¹H NMR spectra (500 MHz, CDCl₃, 298 K, aromatic region) of the self-assembly of the Rh₄L₄ squares under various conditions ([1^2–] = [Rh²⁺] = 1 mM). a Self-assembly from [Rh(CH₃CN)₄](BF₄)₂ and 1^2– in CDCl₃ at 298 K, giving the Rh₃1₃ triangle and the Rh₄1₄ square in 23% and 39% yields, respectively. Asterisks indicate the carbon satellite of CHCl₃. b Addition of n-Bu₄N·dcb in a mixture of the Rh₃1₃ triangle and the Rh₄1₄ square obtained from the self-assembly of [Rh(CH₃CN)₄](BF₄)₂ and 1^2– in CDCl₃ after convergence. The Rh₃1₃ triangle was converted into the Rh₄1₄ square at 298 K assisted by dcb^–, although heating at 100 °C for 2 days is necessary without dcb^– (Supplementary Fig. 14). c Self-assembly of the Rh₄1₄ square from Rh(dcb)₂ and 1^2– in CDCl₃ at 298 K to produce the Rh₄1₄ square in a 65% yield without formation of the Rh₃1₃ triangle during self-assembly. The yields were determined based on the internal standard.

Fig. 3. Self-assembly mechanism of the Rh₄2₄ square under kinetic control.

a Three types of possible chain intermediates in the self-assembly of M₄L₄ square. Type I: M_mL_m+1, Type II: M_m+1L_m+1(dcb), Type III: M_m+2L_m+1(dcb)₂. b Plots of the existence ratios of the substrates and products in the self-assembly of the Rh₄2₄ square from Rh(dcb)₂ and 2^2– in CDCl₃ at 298 K. [Rh]₀ = [2^2–]₀ = 0.86 mM. c Plots of the (〈n〉, 〈k〉) values in the n-k map of the Rh₄2₄ square (red filled circles). Green crosshairs indicate the (n, k) values of the chain intermediates. The three types of chain intermediates, Types I, II, and III, are plotted on each straight line. The brown number indicates m in each type of oligomer in a. The definitions of 〈n〉 and 〈k〉 values are shown in the main text (Eqs. 1 and 2). The data in (b) and (c) are shown as the average of the three runs of QASAP with standard errors. d Comparison of the existence ratio of the substrates and the products between QASAP (red) and NASAP (blue). e Comparison of the n-k plot between QASAP (red) and NASAP (blue). Both (d) and (e) indicate that the numerical simulation results reproduce the experimental counterparts well. f Dominant self-assembly pathways of the Rh₄2₄ square.

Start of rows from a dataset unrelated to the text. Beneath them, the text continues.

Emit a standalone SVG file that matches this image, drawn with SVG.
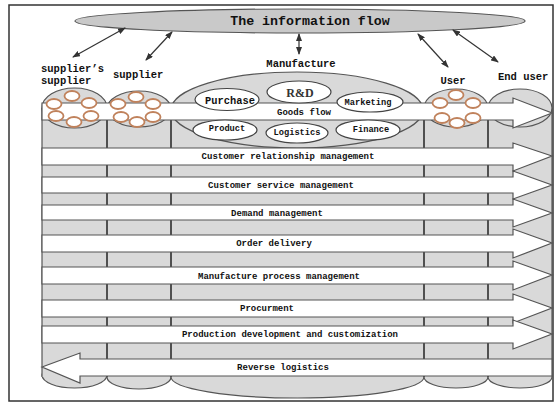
<svg xmlns="http://www.w3.org/2000/svg" width="555" height="403" viewBox="0 0 555 403">
<style>
.col{fill:#d9d9d9;stroke:#555;stroke-width:1.2}
.arr{fill:#fff;stroke:#555;stroke-width:1.2}
.t{font-family:"Liberation Mono",monospace;font-weight:bold;fill:#111}
.s9{font-size:9px}
.s10{font-size:10.5px}
.oval{fill:#fff;stroke:#444;stroke-width:1.2}
.ring{fill:#fff;stroke:#c0825c;stroke-width:1.8}
.div{stroke:#222;stroke-width:1.5}
.link{stroke:#333;stroke-width:1.2;fill:none;marker-start:url(#ah);marker-end:url(#ah)}
</style>
<defs>
<marker id="ah" markerWidth="8" markerHeight="6" refX="7" refY="3" orient="auto-start-reverse" markerUnits="userSpaceOnUse">
<path d="M0,0 L8,3 L0,6 z" fill="#333"/>
</marker>
</defs>
<rect x="0" y="0" width="555" height="403" fill="#fff"/>
<rect x="9" y="5" width="544" height="396" fill="none" stroke="#333" stroke-width="1.5"/>

<g id="info-flow">
<ellipse cx="300" cy="21" rx="225" ry="12" fill="#c9c9c9" stroke="#555" stroke-width="1.2"/>
<text class="t" x="310" y="25" font-size="13.3" text-anchor="middle">The information flow</text>
</g>

<g id="labels">
<text class="t s10" x="41" y="72">supplier’s</text>
<text class="t s10" x="41" y="84">supplier</text>
<text class="t s10" x="113" y="78">supplier</text>
<text class="t s10" x="301" y="67" text-anchor="middle">Manufacture</text>
<text class="t s10" x="453" y="84" text-anchor="middle">User</text>
<text class="t s10" x="498" y="80">End user</text>
</g>

<g id="bottoms">
<ellipse class="col" cx="74.5" cy="375" rx="32.5" ry="13"/>
<ellipse class="col" cx="139" cy="377" rx="32" ry="12"/>
<ellipse class="col" cx="297.5" cy="377" rx="126.5" ry="21"/>
<ellipse class="col" cx="456" cy="377" rx="32" ry="11"/>
<ellipse class="col" cx="520" cy="377" rx="32" ry="11"/>
</g>

<g id="body">
<rect x="42" y="108" width="510" height="269" fill="#d9d9d9"/>
<line x1="42" y1="108" x2="42" y2="377" stroke="#555" stroke-width="1.2"/>
<line x1="552" y1="108" x2="552" y2="377" stroke="#555" stroke-width="1.2"/>
</g>

<g id="supplier-supplier">
<ellipse class="col" cx="74.5" cy="108" rx="32.5" ry="20"/>
</g>
<g id="supplier">
<ellipse class="col" cx="139" cy="109" rx="32" ry="18"/>
</g>
<g id="manufacture">
<ellipse class="col" cx="297" cy="110" rx="126" ry="38"/>
</g>
<g id="user">
<ellipse class="col" cx="456" cy="108" rx="32" ry="19"/>
</g>
<g id="end-user">
<ellipse class="col" cx="520" cy="108" rx="32" ry="19"/>
</g>

<g id="dividers">
<line class="div" x1="107" y1="120" x2="107" y2="377"/>
<line class="div" x1="171" y1="120" x2="171" y2="377"/>
<line class="div" x1="424" y1="120" x2="424" y2="377"/>
<line class="div" x1="488" y1="120" x2="488" y2="377"/>
</g>

<g id="goods-flow">
<polygon class="arr" points="42,103 513,103 513,98 552,113 513,128 513,120 42,120"/>
<text class="t s9" x="304" y="115" text-anchor="middle">Goods flow</text>
</g>

<g id="rings">
<ellipse class="ring" cx="54" cy="104" rx="7.5" ry="5"/>
<ellipse class="ring" cx="72" cy="96" rx="7.5" ry="5"/>
<ellipse class="ring" cx="89" cy="103" rx="7.5" ry="5"/>
<ellipse class="ring" cx="56" cy="116" rx="7.5" ry="5"/>
<ellipse class="ring" cx="74" cy="122" rx="7.5" ry="5"/>
<ellipse class="ring" cx="91" cy="116" rx="7.5" ry="5"/>
<ellipse class="ring" cx="118" cy="104" rx="7.5" ry="5"/>
<ellipse class="ring" cx="136" cy="97" rx="7.5" ry="5"/>
<ellipse class="ring" cx="153" cy="104" rx="7.5" ry="5"/>
<ellipse class="ring" cx="121" cy="117" rx="7.5" ry="5"/>
<ellipse class="ring" cx="137" cy="122" rx="7.5" ry="5"/>
<ellipse class="ring" cx="153" cy="117" rx="7.5" ry="5"/>
<ellipse class="ring" cx="440" cy="103" rx="7.5" ry="5"/>
<ellipse class="ring" cx="456" cy="95" rx="7.5" ry="5"/>
<ellipse class="ring" cx="473" cy="103" rx="7.5" ry="5"/>
<ellipse class="ring" cx="442" cy="118" rx="7.5" ry="5"/>
<ellipse class="ring" cx="457" cy="123" rx="7.5" ry="5"/>
<ellipse class="ring" cx="473" cy="118" rx="7.5" ry="5"/>
</g>

<g id="purchase">
<ellipse class="oval" cx="227" cy="99.5" rx="32" ry="11"/>
<text class="t" x="230" y="103.5" font-size="10.4" text-anchor="middle">Purchase</text>
</g>
<g id="rd">
<ellipse class="oval" cx="299" cy="92" rx="32" ry="11"/>
<text x="300" y="96.5" font-family="Liberation Serif,serif" font-weight="bold" font-size="12" fill="#333" text-anchor="middle">R&amp;D</text>
</g>
<g id="marketing">
<ellipse class="oval" cx="370" cy="102" rx="33" ry="10"/>
<text class="t" x="368" y="105" font-size="8.7" text-anchor="middle">Marketing</text>
</g>
<g id="product">
<ellipse class="oval" cx="225" cy="130" rx="32" ry="10"/>
<text class="t" x="227" y="130.5" font-size="8.7" text-anchor="middle">Product</text>
</g>
<g id="logistics">
<ellipse class="oval" cx="297" cy="133" rx="31" ry="10"/>
<text class="t" x="297" y="135" font-size="8.7" text-anchor="middle">Logistics</text>
</g>
<g id="finance">
<ellipse class="oval" cx="368" cy="130" rx="32" ry="10"/>
<text class="t" x="371" y="132" font-size="8.7" text-anchor="middle">Finance</text>
</g>

<g id="processes">
<g id="crm">
<polygon class="arr" points="42,148 513,148 513,143 552,156 513,171 513,165 42,165"/>
<text class="t s9" x="288" y="159" text-anchor="middle">Customer relationship management</text>
</g>
<g id="csm">
<polygon class="arr" points="42,177 513,177 513,171 552,185 513,199 513,193 42,193"/>
<text class="t s9" x="281" y="188" text-anchor="middle">Customer service management</text>
</g>
<g id="demand">
<polygon class="arr" points="42,205 513,205 513,199 552,213 513,227 513,220 42,220"/>
<text class="t s9" x="277" y="216" text-anchor="middle">Demand management</text>
</g>
<g id="order">
<polygon class="arr" points="42,235 513,235 513,229 552,243 513,258 513,252 42,252"/>
<text class="t s9" x="274" y="246" text-anchor="middle">Order delivery</text>
</g>
<g id="mpm">
<polygon class="arr" points="42,267 513,267 513,261 552,275 513,290 513,284 42,284"/>
<text class="t s9" x="279" y="279" text-anchor="middle">Manufacture process management</text>
</g>
<g id="procurement">
<polygon class="arr" points="42,300 513,300 513,294 552,308 513,323 513,317 42,317"/>
<text class="t s9" x="267" y="311" text-anchor="middle">Procurment</text>
</g>
<g id="pdc">
<polygon class="arr" points="42,326 513,326 513,320 552,334 513,349 513,343 42,343"/>
<text class="t s9" x="290" y="337" text-anchor="middle">Production development and customization</text>
</g>
<g id="reverse">
<polygon class="arr" points="552,359 80,359 80,353 42,367 80,383 80,376 552,376"/>
<text class="t s9" x="283" y="370" text-anchor="middle">Reverse logistics</text>
</g>
</g>

<g id="connectors">
<line class="link" x1="125" y1="28" x2="73" y2="57"/>
<line class="link" x1="172" y1="32" x2="146" y2="60"/>
<line class="link" x1="299" y1="34" x2="299" y2="54"/>
<line class="link" x1="418" y1="34" x2="448" y2="67"/>
<line class="link" x1="453" y1="30" x2="498" y2="62"/>
</g>
</svg>
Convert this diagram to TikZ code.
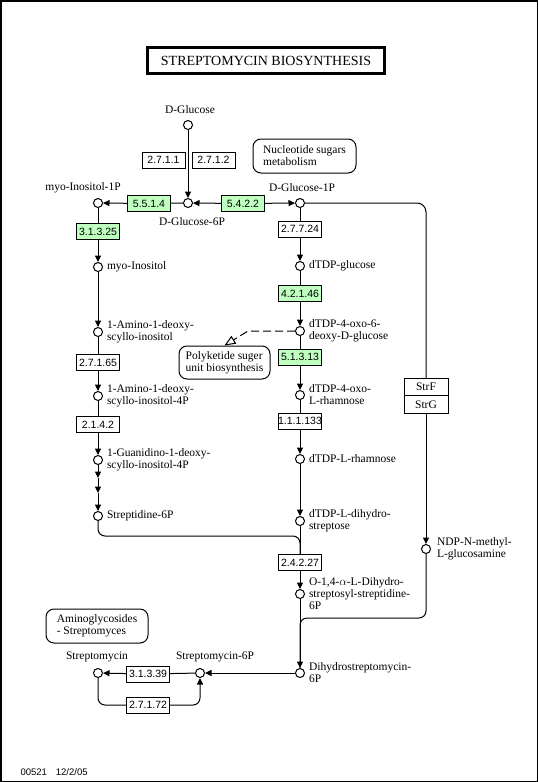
\documentclass[tikz,border=0pt]{standalone}
\usepackage{fontspec}
\setmainfont{Liberation Serif}
\newfontfamily\footfont{Liberation Sans}
\usetikzlibrary{arrows.meta,positioning}
\definecolor{enzgreen}{RGB}{191,255,191}

\begin{document}
\begin{tikzpicture}[x=1pt,y=-1pt,line width=1pt,>={Triangle[length=6.5pt,width=6pt]},
  cpd/.style={circle,draw,fill=white,inner sep=0pt,minimum size=9pt},
  cname/.style={inner sep=1.5pt,align=left,font=\fontsize{11.5}{12}\selectfont},
  enz/.style={draw,fill=white,minimum width=43pt,minimum height=16pt,inner sep=0pt,font=\footfont\fontsize{10.5}{12}\selectfont},
  genz/.style={enz,fill=enzgreen},
  mapbox/.style={draw,rounded corners=8pt,align=left,inner sep=0pt,font=\fontsize{11.5}{12}\selectfont}]
  \useasboundingbox (0,0) rectangle (538,782);
  \draw[line width=1.5pt] (0.75,0.75) rectangle (537.25,781.25);
  \node[draw,line width=3pt,minimum width=237pt,minimum height=26pt,font=\fontsize{14}{14}\selectfont] (title) at (266,60.5) {STREPTOMYCIN BIOSYNTHESIS};

  \node[cpd] (glc) at (188,125) {};
  \node[cpd] (g6p) at (188,203) {};
  \node[cpd] (mi1p) at (98,203) {};
  \node[cpd] (g1p) at (300,203) {};
  \node[cpd] (mino) at (98,267) {};
  \node[cpd] (amino) at (98,332) {};
  \node[cpd] (amino4p) at (98,396) {};
  \node[cpd] (guan) at (98,460) {};
  \node[cpd] (strd) at (98,516) {};
  \node[cpd] (dtdpg) at (300,266) {};
  \node[cpd] (oxo6) at (300,331) {};
  \node[cpd] (oxorh) at (300,395) {};
  \node[cpd] (rham) at (300,459) {};
  \node[cpd] (dihy) at (300,521) {};
  \node[cpd] (ndp) at (426,549) {};
  \node[cpd] (osd) at (300,594) {};
  \node[cpd] (dhsm) at (300,673) {};
  \node[cpd] (sm6p) at (200,673) {};
  \node[cpd] (sm) at (98,673) {};

  \node[cname] (glc-t) at (190,110) {D-Glucose};
  \node[cname] (g6p-t) at (192,222) {D-Glucose-6P};
  \node[cname] (mi1p-t) at (83,188) {myo-Inositol-1P};
  \node[cname] (g1p-t) at (302,188) {D-Glucose-1P};
  \node[cname,right=2pt of mino] (mino-t) {myo-Inositol};
  \node[cname,right=2pt of amino] (amino-t) {1-Amino-1-deoxy-\\scyllo-inositol};
  \node[cname,right=2pt of amino4p] (amino4p-t) {1-Amino-1-deoxy-\\scyllo-inositol-4P};
  \node[cname,right=2pt of guan] (guan-t) {1-Guanidino-1-deoxy-\\scyllo-inositol-4P};
  \node[cname,right=2pt of strd] (strd-t) {Streptidine-6P};
  \node[cname,right=2pt of dtdpg] (dtdpg-t) {dTDP-glucose};
  \node[cname,right=2pt of oxo6] (oxo6-t) {dTDP-4-oxo-6-\\deoxy-D-glucose};
  \node[cname,right=2pt of oxorh] (oxorh-t) {dTDP-4-oxo-\\L-rhamnose};
  \node[cname,right=2pt of rham] (rham-t) {dTDP-L-rhamnose};
  \node[cname,right=2pt of dihy] (dihy-t) {dTDP-L-dihydro-\\streptose};
  \node[cname,right=4pt of ndp] (ndp-t) {NDP-N-methyl-\\L-glucosamine};
  \node[cname,right=2pt of osd] (osd-t) {O-1,4-$\alpha$-L-Dihydro-\\streptosyl-streptidine-\\6P};
  \node[cname,right=2pt of dhsm] (dhsm-t) {Dihydrostreptomycin-\\6P};
  \node[cname] (sm6p-t) at (215,657) {Streptomycin-6P};
  \node[cname] (sm-t) at (97,657) {Streptomycin};

  \node[enz] (e2711) at (163.5,160) {2.7.1.1};
  \node[enz] (e2712) at (213.5,160) {2.7.1.2};
  \node[genz] (e5514) at (149,203.5) {5.5.1.4};
  \node[genz] (e5422) at (243,203.5) {5.4.2.2};
  \node[genz] (e31325) at (98,231.5) {3.1.3.25};
  \node[enz] (e27165) at (98,362.5) {2.7.1.65};
  \node[enz] (e2142) at (98,424.5) {2.1.4.2};
  \node[enz] (e27724) at (300,229) {2.7.7.24};
  \node[genz] (e42146) at (300,293.5) {4.2.1.46};
  \node[genz] (e51313) at (300,357) {5.1.3.13};
  \node[enz] (e111133) at (300,421) {1.1.1.133};
  \node[enz] (e24227) at (300,562.5) {2.4.2.27};
  \node[enz] (e31339) at (148,674) {3.1.3.39};
  \node[enz] (e27172) at (148,705) {2.7.1.72};
  \node[enz,minimum width=44pt,minimum height=17.5pt,font=\fontsize{11.5}{12}\selectfont] (strf) at (426,387) {StrF};
  \node[enz,minimum width=44pt,minimum height=17.5pt,font=\fontsize{11.5}{12}\selectfont] (strg) at (426,404.5) {StrG};

  \node[mapbox,minimum width=103pt,minimum height=34pt] (nsm) at (304.5,156) {Nucleotide sugars\\metabolism};
  \node[mapbox,minimum width=91pt,minimum height=33pt] (pk) at (224.5,362.5) {Polyketide suger\\unit biosynthesis};
  \node[mapbox,minimum width=102pt,minimum height=34pt] (agly) at (97,626) {Aminoglycosides\\- Streptomyces};

  \node[anchor=west,inner sep=0pt,font=\footfont\fontsize{9.5}{10}\selectfont] (date) at (20,772) {00521\hspace{9pt}12/2/05};

  \coordinate (s1) at (98,478);
  \coordinate (s2) at (98,493);
  \coordinate (jA) at (300,536);
  \coordinate (jB) at (300,618);
  \coordinate (kink) at (248,331);

  \draw[->] (glc) -- (g6p);
  \draw[<-] (g6p) -- (e5422);
  \draw[->] (e5422) -- (g1p);
  \draw (g6p) -- (e5514);
  \draw[->] (e5514) -- (mi1p);
  \draw (mi1p) -- (e31325);
  \draw[->] (e31325) -- (mino);
  \draw[->] (mino) -- (amino);
  \draw (amino) -- (e27165);
  \draw[->] (e27165) -- (amino4p);
  \draw (amino4p) -- (e2142);
  \draw[->] (e2142) -- (guan);
  \draw[->] (guan) -- (s1);
  \draw[->] (s1) -- (s2);
  \draw[->] (s2) -- (strd);
  \draw[rounded corners=7pt] (strd) |- (jA) -- (e24227);

  \draw (g1p) -- (e27724);
  \draw[->] (e27724) -- (dtdpg);
  \draw (dtdpg) -- (e42146);
  \draw[->] (e42146) -- (oxo6);
  \draw (oxo6) -- (e51313);
  \draw[->] (e51313) -- (oxorh);
  \draw (oxorh) -- (e111133);
  \draw[->] (e111133) -- (rham);
  \draw[->] (rham) -- (dihy);
  \draw (dihy) -- (e24227);
  \draw[->] (e24227) -- (osd);
  \draw[->] (osd) -- (dhsm);
  \draw[rounded corners=9pt] (g1p) -| (strf);
  \draw[->] (strg) -- (ndp);
  \draw[rounded corners=7pt] (ndp) |- (jB) -- (dhsm);
  \draw[dash pattern=on 8pt off 4pt,-{Triangle[open,length=11pt,width=9pt]}] (oxo6) -- (kink) -- (pk.north);

  \draw[->] (dhsm) -- (sm6p);
  \draw (sm6p) -- (e31339);
  \draw[->] (e31339) -- (sm);
  \draw[rounded corners=7pt] (sm) |- (e27172);
  \draw[->,rounded corners=7pt] (e27172) -| (sm6p);
\end{tikzpicture}
\end{document}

Red arrows indicate the major self-assembly pathway. (a,b,c) indicates Rh_a2_b(dcb)_c. The numbers above the reaction arrows indicate the elementary reactions with high net reaction frequency listed in Supplementary Table 4. Longer Type II oligomers than (4,4,1), such as (5,5,1) and (6,6,1), are produced during the self-assembly, although they are not involved in the major self-assembly pathway (Supplementary Fig. 13). g Two possible pathways to produce triangle (3,3,0) from Type II intermediate (3,3,1) (left) and from Type II oligomers with more than three Rh²⁺ units (4+x, 4+x, 1) (x ≥ 0) (right). The green sphere indicates the leaving ligand(s) (dcb^– or two molecules of CH₃CN). h A plausible key structure in the triangular formation through associative ligand exchange process. Steric repulsion caused by ArCO₂^– (in green) in the cyclic intermediate and transition state of the triangular formation process would prevent the cyclization.

Fig. 4. Dimerization of the Rh₄1₄ square in solution.

a Supramolecular dimer formation of the Rh₄1₄ square by the solvophobic effect. b Crystal structure of [Rh₄1₄(dmso-S)₄]₂. Two Rh₄1₄ squares engaged each other are shown in red and blue. DMSO molecules axially coordinating to the Rh(II) centers are colored in green. c ¹H NMR spectra (500 MHz, 298 K, aromatic region) of (Rh₄1₄)₂ in CD₃NO₂/CDCl₃ (9:1 (v/v)) and Rh₄1₄ in CDCl₃. d ¹H DOSY spectrum of (Rh₄1₄)₂ in CD₃NO₂/CDCl₃ (9:1 (v/v)).